Where to find *full* GO gene annotation file?
1
0
Entering edit mode
5.1 years ago
iamjli ▴ 10

Hi,

I've been struggling with finding a full, unfiltered GO annotation file (GAF). A number of different GO enrichment sites point to here to download the GAF file: http://www.geneontology.org/page/download-annotations

But this is apparently not complete. For instance, when I use GOrilla, GO:0010604 appears as an enriched pathway. However, GO:0010604 does not show up in the file from the gene ontology website.

What am I missing here? Where can I find the full file?

Thanks!

gene ontology GAF GO enrichment • 3.8k views
0
Entering edit mode

I do find GO:0010604 (positive regulation of macromolecule metabolic process) in Amigo and the Ontology Lookup Service so I wonder which gene ontology website you are referring to.

0
Entering edit mode

Yes, I'm wondering why AmiGO has it, but not the GAF file. I am referring to this file in particular: http://geneontology.org/gene-associations/goa_human.gaf.gz

1
Entering edit mode
5.1 years ago

Make sure that you distinguish between an annotation and a definition. The GO:0010604 is a term definition that is present in the GO definition file.
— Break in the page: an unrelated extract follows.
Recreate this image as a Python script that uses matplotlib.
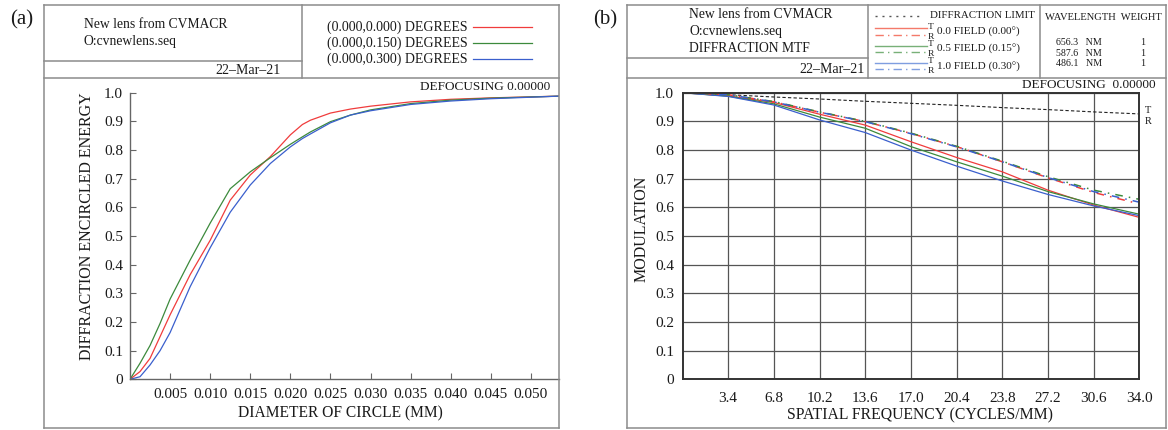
import numpy as np
import matplotlib
matplotlib.use('Agg')
import matplotlib.pyplot as plt
from matplotlib.lines import Line2D

plt.rcParams['font.family'] = ['Liberation Serif', 'DejaVu Serif']

W, H = 1168, 430

## panel (a): diffraction encircled energy
diameter = [0, .00125, .0025, .00375, .005, .0075, .010, .0125, .015, .0175,
            .020, .0215, .0225, .025, .0275, .030, .035, .040, .045, .0535]
ee_000 = [0, .027, .073, .149, .225, .365, .485, .625, .713, .777,
          .853, .889, .904, .929, .943, .953, .968, .977, .982, .988]
ee_150 = [0, .056, .118, .195, .280, .416, .545, .665, .724, .773,
          .820, .846, .863, .899, .922, .940, .962, .974, .981, .988]
ee_300 = [0, .009, .05, .10, .163, .323, .459, .583, .678, .753,
          .811, .840, .856, .895, .922, .937, .959, .971, .979, .988]
field_labels_a = ['(0.000,0.000) DEGREES', '(0.000,0.150) DEGREES', '(0.000,0.300) DEGREES']
x_ticks_a = [0.005, 0.010, 0.015, 0.020, 0.025, 0.030, 0.035, 0.040, 0.045, 0.050]

## panel (b): diffraction MTF
freq = [0, 3.4, 6.8, 10.2, 13.6, 17.0, 20.4, 23.8, 27.2, 30.6, 34.0]
diff_limit = [1.0, 0.993, 0.985, 0.978, 0.970, 0.963, 0.956, 0.948, 0.941, 0.933, 0.926]
t_00 = [1.0, 0.989, 0.966, 0.925, 0.887, 0.829, 0.774, 0.724, 0.660, 0.608, 0.565]
t_05 = [1.0, 0.988, 0.961, 0.915, 0.876, 0.812, 0.759, 0.709, 0.655, 0.612, 0.576]
t_10 = [1.0, 0.987, 0.957, 0.905, 0.861, 0.800, 0.744, 0.692, 0.645, 0.605, 0.571]
r_00 = [1.0, 0.993, 0.968, 0.932, 0.899, 0.858, 0.812, 0.759, 0.703, 0.652, 0.612]
r_05 = [1.0, 0.993, 0.969, 0.933, 0.900, 0.859, 0.813, 0.761, 0.707, 0.660, 0.628]
r_10 = [1.0, 0.993, 0.968, 0.932, 0.899, 0.857, 0.811, 0.759, 0.704, 0.655, 0.618]
field_labels_b = ['0.0 FIELD (0.00\u00b0)', '0.5 FIELD (0.15\u00b0)', '1.0 FIELD (0.30\u00b0)']
wavelengths = ['656.3', '587.6', '486.1']
weights = ['1', '1', '1']
y_ticks = [0, .1, .2, .3, .4, .5, .6, .7, .8, .9, 1.0]
y_tick_labels = ['0', '0.1', '0.2', '0.3', '0.4', '0.5', '0.6', '0.7', '0.8', '0.9', '1.0']

RED, GREEN, BLUE = '#f03c3c', '#3c8a3c', '#3a5fcd'
LRED, LGREEN, LBLUE = '#f47a6a', '#78b078', '#7f9ee0'
BOX = '#8c8c8c'
TXT = '#1a1a1a'

fig = plt.figure(figsize=(W / 100, H / 100), dpi=100)


def fx(px):
    return px / W


def fy(py):
    return 1 - py / H


def hline(x0, x1, y, **kw):
    kw.setdefault('color', BOX)
    kw.setdefault('lw', 1.1)
    fig.add_artist(Line2D([fx(x0), fx(x1)], [fy(y), fy(y)], transform=fig.transFigure, **kw))


def vline(x, y0, y1, **kw):
    kw.setdefault('color', BOX)
    kw.setdefault('lw', 1.1)
    fig.add_artist(Line2D([fx(x), fx(x)], [fy(y0), fy(y1)], transform=fig.transFigure, **kw))


def txt(x, y, s, size=9, ha='left', va='center', **kw):
    fig.text(fx(x), fy(y), s, fontsize=size, ha=ha, va=va, color=TXT, **kw)


# ---------------- panel (a) frame ----------------
txt(22, 20, '(a)', size=15, ha='center')
for x in (44, 559):
    vline(x, 5, 428)
for y in (5, 78, 428):
    hline(44, 559, y)
vline(301.5, 5, 78)
hline(44, 301.5, 61)
txt(84, 25, 'New lens from CVMACR', size=9.8)
txt(84, 42, 'O:cvnewlens.seq', size=9.8)
txt(281, 70, '22\u2013Mar\u201321', size=10, ha='right')
for i, (lab, col) in enumerate(zip(field_labels_a, [RED, GREEN, BLUE])):
    yy = 27 + i * 16
    txt(327, yy, lab, size=10)
    hline(473, 532, yy, color=col, lw=0.9)
txt(550, 87, 'DEFOCUSING 0.00000', size=9.5, ha='right')

axa = fig.add_axes([fx(130), fy(379.3), (559 - 130) / W, 286.6 / H])
axa.plot(diameter, ee_000, color=RED, lw=0.9)
axa.plot(diameter, ee_150, color=GREEN, lw=0.9)
axa.plot(diameter, ee_300, color=BLUE, lw=0.9)
axa.set_xlim(0, 0.0535)
axa.set_ylim(0, 1.0)
axa.set_xticks(x_ticks_a)
axa.set_xticklabels(['%.3f' % v for v in x_ticks_a])
axa.set_yticks(y_ticks)
axa.set_yticklabels(y_tick_labels)
for s in ('top', 'right'):
    axa.spines[s].set_visible(False)
for s in ('left', 'bottom'):
    axa.spines[s].set_color('#666666')
    axa.spines[s].set_linewidth(1.0)
axa.tick_params(axis='both', direction='in', length=4, width=0.8, color='#666666',
                labelsize=11, labelcolor=TXT)
axa.tick_params(axis='x', pad=6)
axa.tick_params(axis='y', pad=5)
txt(340, 413, 'DIAMETER OF CIRCLE (MM)', size=11.2, ha='center')
txt(87, 226, 'DIFFRACTION ENCIRCLED ENERGY', size=11.5, ha='center', rotation=90)

# ---------------- panel (b) frame ----------------
txt(605, 20, '(b)', size=15, ha='center')
for x in (627, 1166):
    vline(x, 5, 428)
for y in (5, 78, 428):
    hline(627, 1166, y)
vline(868.3, 5, 78)
vline(1040, 5, 78)
hline(627, 868.3, 58.3)
txt(689, 15, 'New lens from CVMACR', size=9.8)
txt(689, 32, 'O:cvnewlens.seq', size=9.8)
txt(689, 48, 'DIFFRACTION MTF', size=9.8)
txt(865, 69.5, '22\u2013Mar\u201321', size=10, ha='right')

hline(875, 922, 15.7, color='#555555', lw=1.0, ls=(0, (1.5, 3.5)))
txt(930, 15.7, 'DIFFRACTION LIMIT', size=7.8)
for i, (lab, col) in enumerate(zip(field_labels_b, [LRED, LGREEN, LBLUE])):
    y0 = 28.3 + i * 17.2
    hline(875, 927, y0, color=col, lw=1.0)
    hline(875, 927, y0 + 6.5, color=col, lw=1.0, ls=(0, (6, 3, 1, 3)))
    txt(931, y0 - 1.3, 'T', size=6.8, ha='center')
    txt(931, y0 + 8.3, 'R', size=6.8, ha='center')
    txt(937, y0 + 4, lab, size=8.1)

txt(1045, 18, 'WAVELENGTH  WEIGHT', size=7.6)
for i, (wl, wt) in enumerate(zip(wavelengths, weights)):
    yy = 42.7 + i * 10.3
    txt(1055.5, yy, wl + '   NM', size=7.2)
    txt(1143, yy, wt, size=7.2, ha='center')
txt(1156, 85, 'DEFOCUSING  0.00000', size=9.5, ha='right')
txt(1148, 110.7, 'T', size=7.5, ha='center')
txt(1148, 122, 'R', size=7.5, ha='center')

axb = fig.add_axes([fx(682.5), fy(379.3), (1139.3 - 682.5) / W, 286.6 / H])
axb.plot(freq, diff_limit, color='#222222', lw=0.8, ls=(0, (3, 2)))
axb.plot(freq, t_00, color=RED, lw=0.9)
axb.plot(freq, t_05, color=GREEN, lw=0.9)
axb.plot(freq, t_10, color=BLUE, lw=0.9)
axb.plot(freq, r_00, color=RED, lw=1.1, ls=(0, (5, 4, 1, 4)))
axb.plot(freq, r_05, color=GREEN, lw=1.1, ls=(2, (5, 4, 1, 4)))
axb.plot(freq, r_10, color=BLUE, lw=1.1, ls=(4, (5, 4, 1, 4)))
axb.set_xlim(0, 34)
axb.set_ylim(0, 1.0)
axb.set_xticks(freq[1:])
axb.set_xticklabels(['%.1f' % v for v in freq[1:]])
axb.set_yticks(y_ticks)
axb.set_yticklabels(y_tick_labels)
axb.grid(True, color='#555555', lw=0.9)
axb.set_axisbelow(True)
for s in axb.spines.values():
    s.set_color('#333333')
    s.set_linewidth(1.4)
axb.tick_params(axis='both', length=0, labelsize=11, labelcolor=TXT)
axb.tick_params(axis='x', pad=9)
axb.tick_params(axis='y', pad=6)
txt(920, 415, 'SPATIAL FREQUENCY (CYCLES/MM)', size=11.3, ha='center')
txt(641.6, 229, 'MODULATION', size=11.5, ha='center', rotation=90)

fig.savefig('out.png', dpi=100, facecolor='white')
wget http://purl.obolibrary.org/obo/go.obo


check the term of interest:

cat go.obo | grep -A 3 "id: GO:0010604"


produces:

id: GO:0010604
name: positive regulation of macromolecule metabolic process
namespace: biological_process
def: "Any process that increases the frequency, rate or extent of the chemical reactions and pathways involving macromolecules, any molecule of high relative molecular mass, the structure of which essentially comprises the multiple repetition of units derived, actually or conceptually, from molecules of low relative molecular mass." [GOC:dph, GOC:tb]


Now this term may not be present in an annotation file if none of the gene products have been annotated with this term.

0
Entering edit mode

Yes, I understand the difference between the two files. Why does GO:0010604 appear in AmiGO and GOrilla, but not in the .gaf file (this is the one I'm referring to: http://geneontology.org/gene-associations/goa_human.gaf.gz)

1
Entering edit mode

Ok, now I understand what you mean.

The GAF file is complete and non-redundant. It contains the minimal number of annotations necessary to annotate the data. So for example GO:0045893 is a GO:0045893 that in turn is a GO:0010604.

When the annotation file contains GO:0045893 it also means that the annotated genes are also annotated with the ancestors of this term. But these entries will not be entered in the file. Tools like AmiGO will search not just the leaf nodes but intermediate ones in case there is support for those.

0
Entering edit mode

Gotcha, thanks for the info, Istvan. I guess my question is then where can I download the annotations that AmiGO uses? I see they have an option to download filtered searches, but I'm looking for the entire GAF file.

0
Entering edit mode

AmiGO uses the same annotations - it is when they parse it they build a data model in the program itself - and that is the service that they offer.